Now Effective: Changes to Form D
The amendments to Form D that the SEC adopted earlier this year are now effective, although electronic filing will remain optional until March 16, 2009. On Friday, the Corp Fin Staff put out a Small Business Compliance Guide on filing and amending a Form D, highlighting in particular the specific circumstances for when an amendment to Form D is – and is not – necessary.
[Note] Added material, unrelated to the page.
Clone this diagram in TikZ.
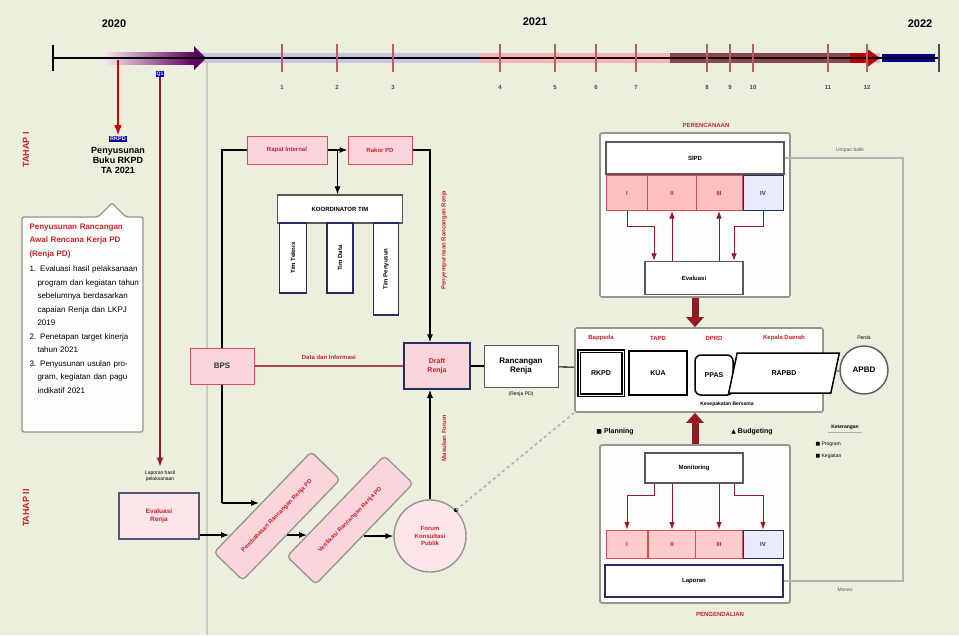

Under revised Rule 503 and the Form D instructions effective today, amendments to the Form D notice are required in the following three instances only:
(1) to correct a material mistake of fact or error in the previously filed notice (as soon as practicable after discovery of the mistake or error);
(2) to reflect a change in the information provided in a previously filed notice (as soon as practicable after the change), except that no amendment is required to reflect a change that occurs after the offering terminates or a change that occurs solely in the following information:
– the address or relationship to the issuer of a related person identified in response to Item 3 of Form D;
– an issuer’s revenues or aggregate net asset value;
– the minimum investment amount, if the change is an increase, or if the change, together with all other changes in that amount since the previously filed notice, does not result in a decrease of more than 10%;
– any address or state(s) of solicitation for a person receiving sales compensation;
– the total offering amount, if the change is a decrease, or if the change, together with all other changes in that amount since the previously filed notice, does not result in an increase of more than 10%;
– the amount of securities sold in the offering or the amount remaining to be sold;
– the number of non-accredited investors who have invested in the offering, as long as the change does not increase the number to more than 35;
– the total number of investors who have invested in the offering;
– the amount of sales commissions, finders’ fees or use of proceeds for payments to executive officers, directors or promoters, if the change is a decrease, or if the change, together with all other changes in that amount since the previously filed notice, does not result in an increase of more than 10%; and
(3) beginning March 16, 2009, annually, on or before the first anniversary of the filing of the Form D or the filing of the most recent amendment, if the offering is continuing at that time.
If you wish to try your hand at electronic filing over the next six months, it is necessary to first obtain a CIK and CCC number (otherwise known as a log in and password) in order to access the EDGAR system. If you choose to file in paper until electronic filing is mandatory, you can either use the old Form D, which has been revised slightly and is called “Temporary Form D,” or you can use the new Form D that contains all of changes to the information requirements adopted earlier this year.
The Staff has also provided this additional guidance on the Form D filing process.